PINASAKAN is a popular dish among the Kadazandusun, the collective name for more than 40 sub-ethnic groups that live in Sabah. Kadazandusun is made up of three main groups – the Kadazan/Dusun, Murut and Orang Sungai, and they make up about 1 million of Sabah’s population.
Back in the day, way before refrigerators came into the picture, the Kadazandusun had to find a way to keep food from going bad. One of their staple foods was fish, only obtainable from towns that had access to the sea.
They travelled into these towns, to look for fish and other things in exchange for items from the highlands where they stayed. They often carried a “wakid” – a handmade bamboo and rattan basket – on their backs that held forest products, vegetables and tobacco to barter for salt, sugar, and fresh fish from the townsfolk.
Since the trip home sometimes took days, the Kadazandusun had to ensure that the fish withstood the long journey. Preservation was key, and hence the birth of pinasakan – referred to as such by the Kadazans, while the Dusuns refer to it as pinarasakan. However, it is more popularly known as pinasakan.
While still in town, they would make pinasakan. The idea is to extract moisture from the fish, and thus the use of ikan basung, a naturally oily fish that doesn’t dry out even after cooking. Ikan basung is similar to sardines, and is found in waters no deeper than 80m. The fish is cheaply and widely available in Sabah.
To make pinasakan, the fish is cleaned and cooked in a pot over very low heat, with just asam keping, turmeric, ginger, lemongrass, cili padi and salt. Thanks to the low heat and its naturally oily texture, the fish doesn’t get burnt, and enough moisture is extracted to keep it cooking for about an hour. Pinasakan can be kept for up to two weeks. It is a home-cooked dish and is not readily available in restaurants in Sabah.
Though pinasakan is not made for the purpose of preservation nowadays, the dish can still be kept for up to five days without refrigeration. It is served with white rice and sambal on the side.
This dish originates from the Chinese villages of Tuaran, a town about 45 minutes drive from Kota Kinabalu. The secret to Mee Tuaran lies with the hand-made egg noodles, which are made using only egg yolks. The noodles are toasted after boiling to avoid them clumping, and then fried with vegetables and a beaten egg. The dish is often topped with crispy lard cubes, char siew slices and sliced or minced pork.

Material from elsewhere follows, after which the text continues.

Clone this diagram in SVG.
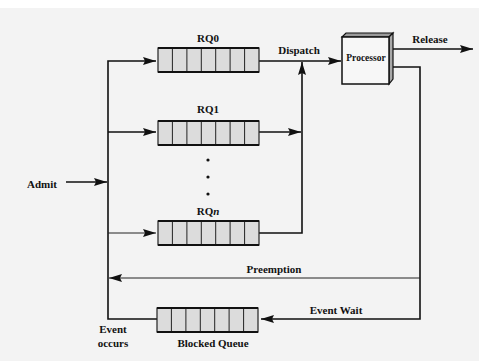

In Hakka, “ngiu” means “cow” and “chap” means “mixed”, which should give an idea of what ngiu chap is all about. A favourite Sabahan breakfast dish, a bowl of ngiu chap holds noodles – usually beehoon – and almost every single part of a cow. Beef balls, tripe, tongue and tendons are must-haves in ngiu chap although some add liver and other innards. The broth is made of bones and marrow boiled for over 10 hours, and seasoned with herbs.
Another Kadazandusun dish, hinava is Sabah’s answer to Sarawak’s umai, a raw fish dish similar to the South American ceviche. Fish is thinly sliced and mixed with lime juice, sliced cili padi, ginger, onions and salt. It is left to marinate for about one hour at room temperature. The sour, spicy hinava is usually served as an appetiser, although it can also be eaten with rice.